Data provided:
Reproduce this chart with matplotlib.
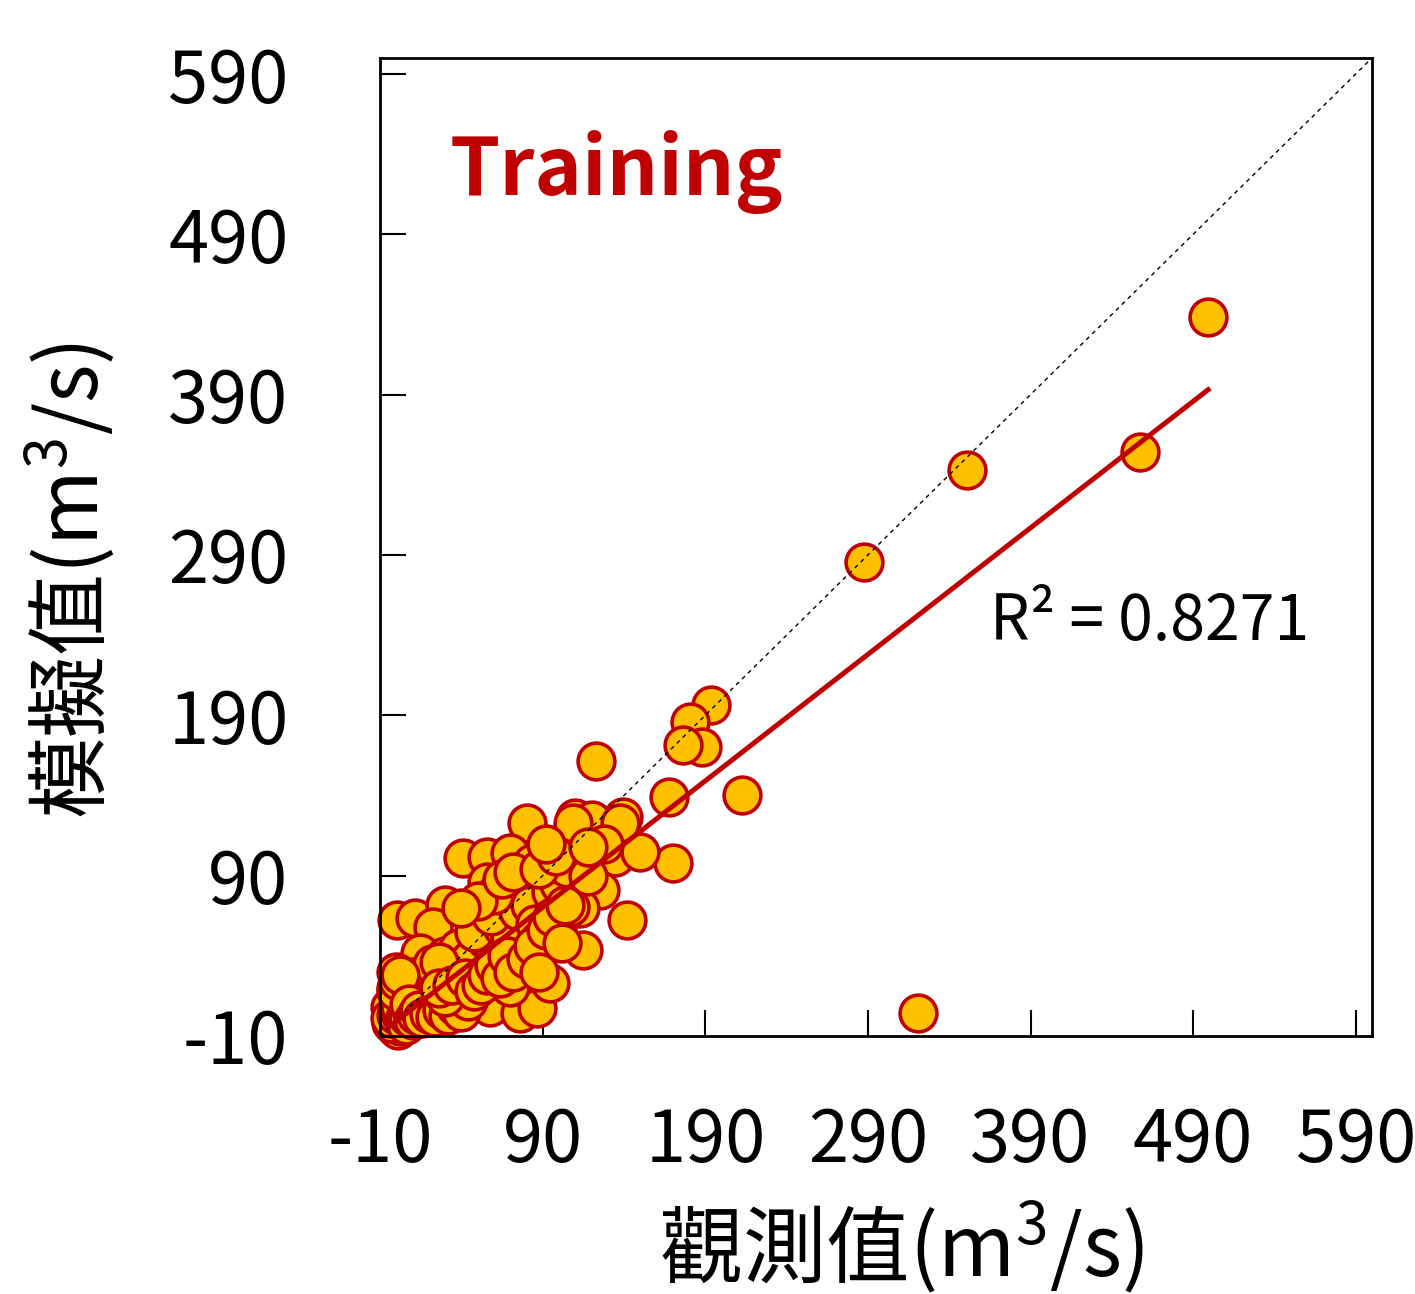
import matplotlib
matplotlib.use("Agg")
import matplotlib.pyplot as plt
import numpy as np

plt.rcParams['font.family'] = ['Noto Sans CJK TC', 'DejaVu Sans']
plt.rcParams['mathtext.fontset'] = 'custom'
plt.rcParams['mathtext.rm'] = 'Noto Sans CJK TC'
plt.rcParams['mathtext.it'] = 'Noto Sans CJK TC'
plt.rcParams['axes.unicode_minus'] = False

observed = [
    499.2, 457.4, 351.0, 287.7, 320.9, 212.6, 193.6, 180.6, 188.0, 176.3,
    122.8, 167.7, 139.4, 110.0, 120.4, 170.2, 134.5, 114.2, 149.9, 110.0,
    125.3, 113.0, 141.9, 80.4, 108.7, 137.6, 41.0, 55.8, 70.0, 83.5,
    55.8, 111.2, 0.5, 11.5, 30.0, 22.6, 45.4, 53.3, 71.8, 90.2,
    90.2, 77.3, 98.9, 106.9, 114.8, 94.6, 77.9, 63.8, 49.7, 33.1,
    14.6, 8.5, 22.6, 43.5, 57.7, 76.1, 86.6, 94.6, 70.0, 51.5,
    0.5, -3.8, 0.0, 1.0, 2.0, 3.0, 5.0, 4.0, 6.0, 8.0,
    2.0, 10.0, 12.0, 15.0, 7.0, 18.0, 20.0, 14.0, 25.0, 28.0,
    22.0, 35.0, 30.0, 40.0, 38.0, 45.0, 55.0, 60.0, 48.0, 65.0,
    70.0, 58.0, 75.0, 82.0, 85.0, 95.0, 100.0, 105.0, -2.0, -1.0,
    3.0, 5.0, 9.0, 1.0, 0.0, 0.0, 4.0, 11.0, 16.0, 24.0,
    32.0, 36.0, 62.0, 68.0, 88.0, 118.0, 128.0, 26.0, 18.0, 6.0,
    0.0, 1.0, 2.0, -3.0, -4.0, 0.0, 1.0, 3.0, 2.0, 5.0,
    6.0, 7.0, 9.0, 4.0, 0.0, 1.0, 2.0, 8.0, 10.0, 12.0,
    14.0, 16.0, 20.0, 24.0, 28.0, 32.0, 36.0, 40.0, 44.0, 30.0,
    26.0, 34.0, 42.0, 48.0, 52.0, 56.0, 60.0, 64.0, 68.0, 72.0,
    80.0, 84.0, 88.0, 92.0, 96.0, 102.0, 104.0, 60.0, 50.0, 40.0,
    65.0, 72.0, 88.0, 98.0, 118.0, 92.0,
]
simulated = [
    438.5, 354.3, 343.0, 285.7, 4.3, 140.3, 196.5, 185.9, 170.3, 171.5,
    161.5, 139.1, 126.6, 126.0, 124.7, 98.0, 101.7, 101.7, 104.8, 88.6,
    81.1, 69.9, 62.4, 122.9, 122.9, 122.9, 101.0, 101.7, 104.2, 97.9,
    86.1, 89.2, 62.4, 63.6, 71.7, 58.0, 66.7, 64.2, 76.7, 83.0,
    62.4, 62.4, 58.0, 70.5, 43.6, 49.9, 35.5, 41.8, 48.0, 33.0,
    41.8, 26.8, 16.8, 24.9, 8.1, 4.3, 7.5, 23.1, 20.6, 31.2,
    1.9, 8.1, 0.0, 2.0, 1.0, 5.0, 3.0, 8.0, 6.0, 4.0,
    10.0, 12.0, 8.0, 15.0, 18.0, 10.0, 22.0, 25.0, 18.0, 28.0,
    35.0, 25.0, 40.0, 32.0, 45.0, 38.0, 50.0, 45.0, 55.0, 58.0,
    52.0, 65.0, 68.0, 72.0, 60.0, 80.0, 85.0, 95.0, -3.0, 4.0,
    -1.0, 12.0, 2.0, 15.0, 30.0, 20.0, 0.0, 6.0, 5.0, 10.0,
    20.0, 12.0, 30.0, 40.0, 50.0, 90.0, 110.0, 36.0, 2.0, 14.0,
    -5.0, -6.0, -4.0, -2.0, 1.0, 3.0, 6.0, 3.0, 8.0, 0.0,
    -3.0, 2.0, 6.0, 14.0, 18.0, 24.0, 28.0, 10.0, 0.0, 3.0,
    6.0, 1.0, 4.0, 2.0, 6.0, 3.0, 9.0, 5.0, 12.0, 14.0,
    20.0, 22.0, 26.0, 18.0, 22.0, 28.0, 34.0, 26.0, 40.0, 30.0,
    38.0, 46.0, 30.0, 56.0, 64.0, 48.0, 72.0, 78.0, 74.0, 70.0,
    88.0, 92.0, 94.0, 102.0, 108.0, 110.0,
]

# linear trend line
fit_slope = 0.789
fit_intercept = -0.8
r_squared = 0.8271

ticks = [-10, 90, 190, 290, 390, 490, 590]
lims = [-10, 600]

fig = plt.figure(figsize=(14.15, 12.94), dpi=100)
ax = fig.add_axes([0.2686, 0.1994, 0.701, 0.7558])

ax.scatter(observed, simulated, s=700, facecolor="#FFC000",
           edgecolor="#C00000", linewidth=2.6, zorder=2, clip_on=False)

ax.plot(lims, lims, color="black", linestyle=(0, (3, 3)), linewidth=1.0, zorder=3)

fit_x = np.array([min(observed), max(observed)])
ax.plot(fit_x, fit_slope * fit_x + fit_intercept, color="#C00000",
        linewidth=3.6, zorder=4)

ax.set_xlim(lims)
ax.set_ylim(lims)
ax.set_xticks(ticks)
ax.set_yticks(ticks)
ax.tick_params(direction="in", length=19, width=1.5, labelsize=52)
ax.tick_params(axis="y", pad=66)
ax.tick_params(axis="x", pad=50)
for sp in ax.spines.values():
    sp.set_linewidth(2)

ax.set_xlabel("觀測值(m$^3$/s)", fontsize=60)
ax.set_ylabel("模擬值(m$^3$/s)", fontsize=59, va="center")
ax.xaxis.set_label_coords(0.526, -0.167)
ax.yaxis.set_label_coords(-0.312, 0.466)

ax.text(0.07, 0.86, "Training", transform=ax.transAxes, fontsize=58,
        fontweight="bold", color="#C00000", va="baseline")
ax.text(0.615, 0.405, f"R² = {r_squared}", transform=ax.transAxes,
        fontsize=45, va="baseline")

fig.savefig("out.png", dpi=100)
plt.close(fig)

Stated exercise: Extract every line that has the string "chart" in it.

Solution to this task:
Reproduce this chart with matplotlib.

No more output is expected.